If your function is called primarily for its side-effects (like printing, plotting, or saving to disk), it should return the first argument invisibly. This makes it possible to use the function as part of a pipe.
Comments
In code, use comments to explain the “why” not the “what” or “how”.
Comments should be in sentence case, and only end with a full stop if they contain at least two sentences.
# Good
# Objects like data frames are treated as leaves
# Do not use `is.list()`. Objects like data frames must be treated
# as leaves.
# Bad
# objects like data frames are treated as leaves
# Objects like data frames are treated as leaves.
4. Pipes
Introduction
Reserve pipes for a sequence of steps applied to one primary object.
Avoid using pipes when there are meaningful intermediate objects that could be given informative names.
Whitespace
%>%should always have a space before it, and should usually be followed by a new line. After the first step, each line should be indented by two spaces.
Long lines
- If the arguments to a function don’t all fit on one line, put each argument on its own line and indent.
Short pipes
A one-step pipe can stay on one line, but unless you plan to expand it later on, you should consider rewriting it to a regular function call.
Sometimes it’s useful to include a short pipe as an argument to a function in a longer pipe. Carefully consider whether the code is more readable with a short inline pipe (which doesn’t require a lookup elsewhere) or if it’s better to move the code outside the pipe and give it an evocative name.
# Good
# x %>%
# select(a, b, w) %>%
# left_join(y %>% select(a, b, v), by = c("a", "b"))
#
# # Better
# x_join <- x %>% select(a, b, w)
# y_join <- y %>% select(a, b, v)
# left_join(x_join, y_join, by = c("a", "b"))
No arguments
- magrittr allows you to omit () on functions that don’t have arguments. Avoid this feature.
Assigment
There are three acceptable forms of assignment:
- Variable name and assignment on separate lines:
iris_long <-
iris %>%
gather(measure, value, -Species) %>%
arrange(-value)
- Variable name and assignment on the same line:
iris_long <- iris %>%
gather(measure, value, -Species) %>%
arrange(-value)
- Assignment at the end of the pipe with
->:
iris %>%
gather(measure, value, -Species) %>%
arrange(-value) ->
iris_long
- The magrittr package provides the
%<>%operator as a shortcut for modifying an object in place. Avoid this operator.
5. ggplot2
Introduction
- Styling suggestions for
+used to separate ggplot2 layers are very similar to those for%>%in pipelines.
Whitespace
+should always have a space before it, and should be followed by a new line.If you are creating a ggplot off of a dplyr pipeline, there should only be one level of indentation.
Long lines
If the arguments to a ggplot2 layer don’t all fit on one line, put each argument on its own line and indent.

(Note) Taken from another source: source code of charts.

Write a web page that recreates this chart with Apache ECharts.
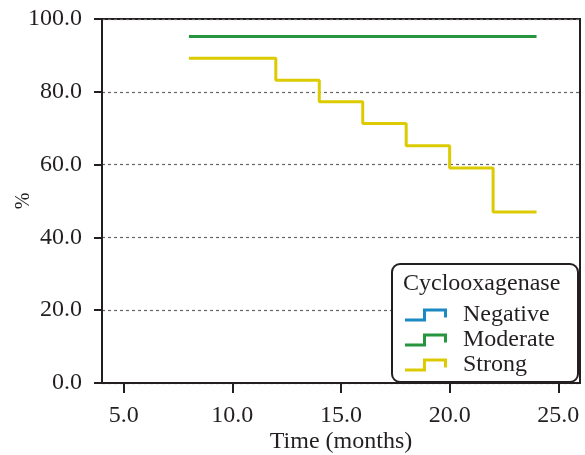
<!DOCTYPE html>
<html>
<head>
<meta charset="utf-8">
<script src="https://cdn.jsdelivr.net/npm/echarts@6/dist/echarts.min.js"></script>
<style>
  html, body { margin: 0; padding: 0; background: #fff; }
  #chart { width: 585px; height: 455px; }
</style>
</head>
<body>
<div id="chart"></div>
<script>
// Kaplan-Meier style step curves
const negativeTime = []
const negativePct = []
const moderateTime = [8, 24]
const moderatePct = [95.2, 95.2]
const strongTime = [8, 12, 14, 16, 18, 20, 22, 24]
const strongPct = [89.2, 83.2, 77.3, 71.3, 65.2, 59.1, 47.0, 47.0]
const xTicks = [5, 10, 15, 20, 25]

const FONT = 'Liberation Serif'
const FS = 24
const AXIS = '#231f20'
const stepIcon = 'path://M0,10 L18,10 L18,0 L42,0 L42,9 L39,9 L39,3 L21,3 L21,13 L0,13 Z'

const pairs = (xs, ys) => xs.map((x, i) => [x, ys[i]])

const chart = echarts.init(document.getElementById('chart'))

const option = {
  animation: false,
  textStyle: { fontFamily: FONT },
  grid: {
    left: 102, right: 5, top: 19, bottom: 72,
    outerBoundsMode: 'none',
    containLabel: false,
    show: true,
    borderColor: AXIS,
    borderWidth: 2
  },
  xAxis: {
    type: 'value',
    min: 4,
    max: 26,
    name: 'Time (months)',
    nameLocation: 'middle',
    nameGap: 47,
    nameMoveOverlap: false,
    nameTextStyle: { fontFamily: FONT, fontSize: FS, color: AXIS },
    axisLine: { lineStyle: { color: AXIS, width: 2 } },
    axisTick: { show: true, length: 10, lineStyle: { color: AXIS, width: 2 }, customValues: xTicks },
    axisLabel: {
      fontFamily: FONT, fontSize: FS, color: AXIS, margin: 21,
      customValues: xTicks,
      formatter: v => v.toFixed(1)
    },
    splitLine: { show: false }
  },
  yAxis: {
    type: 'value',
    min: 0,
    max: 100,
    interval: 20,
    name: '%',
    nameLocation: 'middle',
    nameGap: 68,
    nameRotate: 90,
    nameMoveOverlap: false,
    nameTextStyle: { fontFamily: FONT, fontSize: 20, color: AXIS },
    axisLine: { show: true, lineStyle: { color: AXIS, width: 2 } },
    axisTick: { show: true, inside: false, length: 8, lineStyle: { color: AXIS, width: 2 } },
    axisLabel: {
      fontFamily: FONT, fontSize: FS, color: AXIS, margin: 20,
      formatter: v => v.toFixed(1)
    },
    splitLine: { show: true, lineStyle: { color: '#666', type: [3, 3], width: 1.2 } }
  },
  legend: {
    orient: 'vertical',
    left: 405,
    top: 303,
    padding: 0,
    z: 10,
    itemWidth: 42,
    itemHeight: 13,
    itemGap: 1,
    selectedMode: false,
    icon: stepIcon,
    textStyle: { fontFamily: FONT, fontSize: FS, color: AXIS, lineHeight: 22, padding: [0, 0, 0, 11] },
    data: ['Negative', 'Moderate', 'Strong']
  },
  graphic: [
    {
      type: 'rect',
      shape: { x: 392, y: 264, width: 186, height: 118, r: 8 },
      style: { fill: '#fff', stroke: AXIS, lineWidth: 2 },
      z: 5
    },
    {
      type: 'text',
      left: 403,
      top: 272,
      style: { text: 'Cyclooxagenase', font: FS + 'px "Liberation Serif"', fill: AXIS },
      z: 6
    }
  ],
  series: [
    {
      name: 'Negative', type: 'line', step: 'end', showSymbol: false,
      color: '#1b8ac3', lineStyle: { width: 3 },
      data: pairs(negativeTime, negativePct)
    },
    {
      name: 'Moderate', type: 'line', step: 'end', showSymbol: false,
      color: '#27953f', lineStyle: { width: 3 },
      data: pairs(moderateTime, moderatePct)
    },
    {
      name: 'Strong', type: 'line', step: 'end', showSymbol: false,
      color: '#dccb00', lineStyle: { width: 3 },
      data: pairs(strongTime, strongPct)
    }
  ]
}

chart.setOption(option)
</script>
</body>
</html>
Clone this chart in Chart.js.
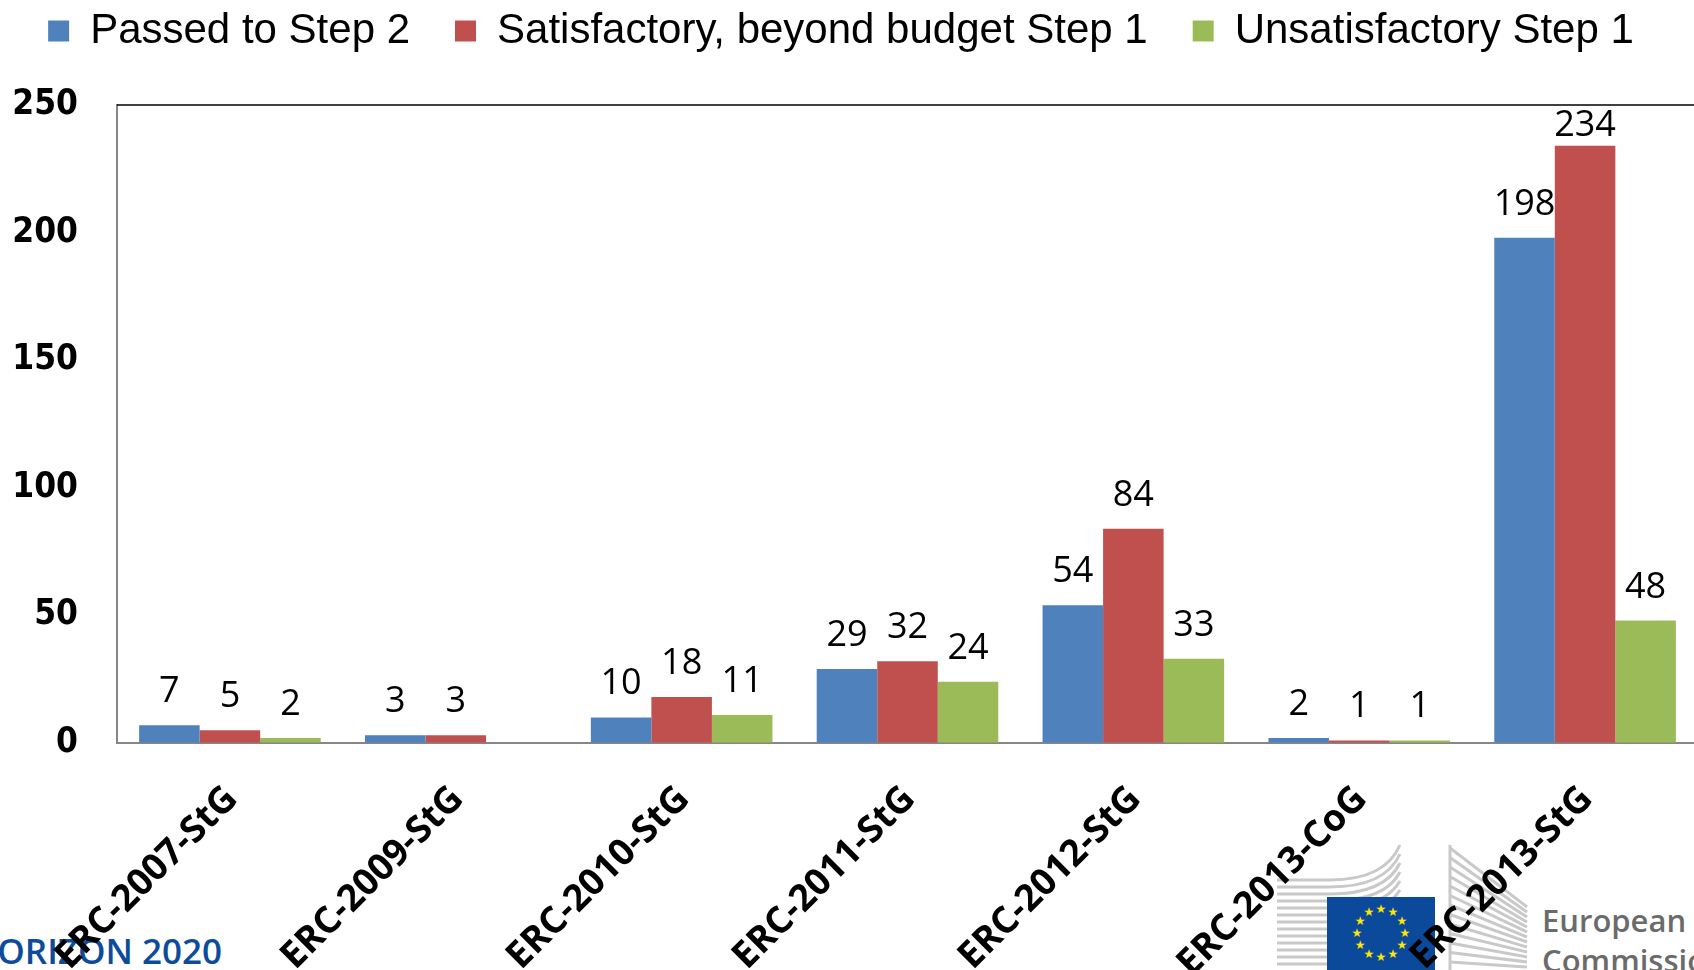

ggplot2 allows you to do data manipulation, such as filtering or slicing, within the data argument. Avoid this, and instead do the data manipulation in a pipeline before starting plotting.
Comments
Each line of a comment should begin with the comment symbol and a single space.
In data analysis code, use comments to record important findings and analysis decisions.
If you need comments to explain what your code is doing, consider rewriting your code to be clearer.
If you discover that you have more comments than code, consider switching to R Markdown.